How profitable is cloud for the vendors?

The cost benefits that cloud computing offers to its users is something that has been discussed ad nauseam.

In a study conducted by researchers from UC Berkeley and INRIA, France showed that cloud computing can offer savings of anywhere between 40-95% depending on resource usage.

This potential for cloud based systems to bring about huge savings in their annual expenditure is what has been driving the massive migration from in-house server based technology sytems to cloud based alternatives. According to Mary Ellen Power, the VP of marketing at Silanis, a major client for cloud vendors like Amazon AWS, the cloud based services could be seeing as much as 50% growth rate annually in the near future.

However, what impact is this causing to the cloud vendor companies? While the mass migration to cloud helps customers avoid upfront technology investments and thus save money, vendor companies are now in a bind over the pace of their infrastructure revamp. Take the example of SAP; one of the leading manufacturers of business software systems. The company has recently revealed that the massive investments that the company has undertaken on the cloud front since 2012 has forced the management to defer their short term profitability goals. The German software maker had initially set a target of 35% operating margin to be reached by 2015. This figure has now been pushed to 2017.

Another company to look at is IBM. This week, the Armonk, NY based technology major announced its Q4 2013 results which showed a steep 5.5% revenue drop which is the seventh consecutive time this has happened. Understandably, the biggest disappointment was in hardware sales that plunged 27%. In absolute terms that was a loss of nearly $1.5 billion. The commensurate increase is in the sale of cloud computing infrastructure that saw a 69% rise in revenues - an absolute increase of around $1.7 billion YoY.

This is a good sign for the future of cloud. Although IBM as a company has been reporting losses due to the drastic drop in hardware sales, the company is already seeing great advances in the cloud alternative. What this technically means is that the losses that are being reported today are short term that could be overcome in the long run when the cloud transition is mature.

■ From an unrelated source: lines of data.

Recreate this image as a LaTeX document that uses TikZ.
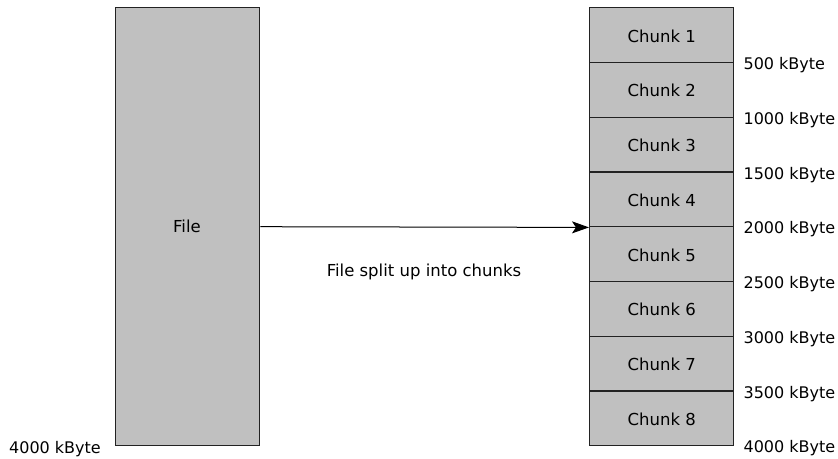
\documentclass[tikz,border=0pt]{standalone}
\usepackage{fontspec}
\setmainfont{DejaVu Sans}
\usetikzlibrary{arrows.meta,calc}
\definecolor{boxgray}{HTML}{C0C0C0}
\definecolor{edge}{HTML}{222222}
\begin{document}
\begin{tikzpicture}[x=1pt,y=-1pt,
  blk/.style={draw=edge,fill=boxgray,line width=1.4pt},
  lbl/.style={anchor=base west,inner sep=0pt,font=\fontsize{16}{18}\selectfont},
  txt/.style={anchor=base,inner sep=0pt,font=\fontsize{16.5}{18}\selectfont}]
\useasboundingbox (0,0) rectangle (838,458);
\node[blk,minimum width=144pt,minimum height=438pt,inner sep=0pt,anchor=north west] (file) at (115,7) {};
\node[txt] (filet) at (187,232) {File};
\foreach \i in {1,...,8}{
  \node[blk,minimum width=144pt,minimum height=54.75pt,inner sep=0pt,anchor=north west] (c\i) at (589,{7+(\i-1)*54.75}) {};
  \node[txt] (ct\i) at ($(c\i.center)+(0,7)$) {Chunk \i};
}
\foreach \i/\v in {1/500,2/1000,3/1500,4/2000,5/2500,6/3000,7/3500,8/4000}{
  \node[lbl] (l\i) at ($(c\i.south east)+(9,6.5)$) {\v\ kByte};
}
\node[anchor=base east,inner sep=0pt,font=\fontsize{16}{18}\selectfont] (lf) at ($(file.south west)+(-14,7)$) {4000 kByte};
\draw[line width=1pt,-{Stealth[length=17pt,width=12pt,inset=4pt]}] (file.east) -- (c4.south west);
\node[txt] (cap) at (424,276) {File split up into chunks};
\end{tikzpicture}
\end{document}
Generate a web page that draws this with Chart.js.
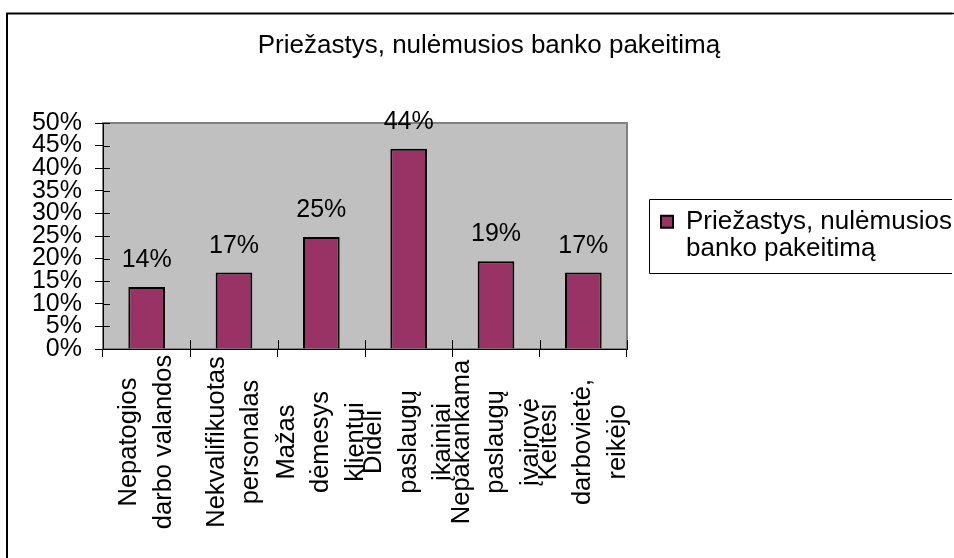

At the outset, cloud technology may appear less profitable to the vendors. To see why, consider this: in the traditional set up, businesses make money through the sale of physical servers - the cost of this is paid to these manufacturers upfront. In a cloud setup, customers pay a subscription fee to these manufacturers. In such a scenario, manufacturers like IBM continue to invest in building technology infrastructure. However, instead of an upfront purchase, the cost of this is recovered through monthly subscriptions. Consequently, businesses like IBM face short term issues with cash flow that can however be recovered through a long term subscription.

However, the impressive growth in cloud may be attributed to the wider base of customers that are available today. Unlike the traditional setup where IBM’s clientele consisted exclusively of large corporates who have the need and financial capability to install in-house servers, a cloud setup brings small and medium businesses into the fold as well. IBM’s acquisition of SoftLayer in 2013 brought with it nearly 20,000 customers into IBM’s fold - such large numbers may not have been possible in a physical server business. 

The future for cloud thus seems clear - companies like IBM and Oracle will face financial hurdles in the short term as they ramp up their cloud infrastructure. However, in the long run, as the infrastructure matures, these businesses should see substantial rise in revenues and profitability. What are your thoughts?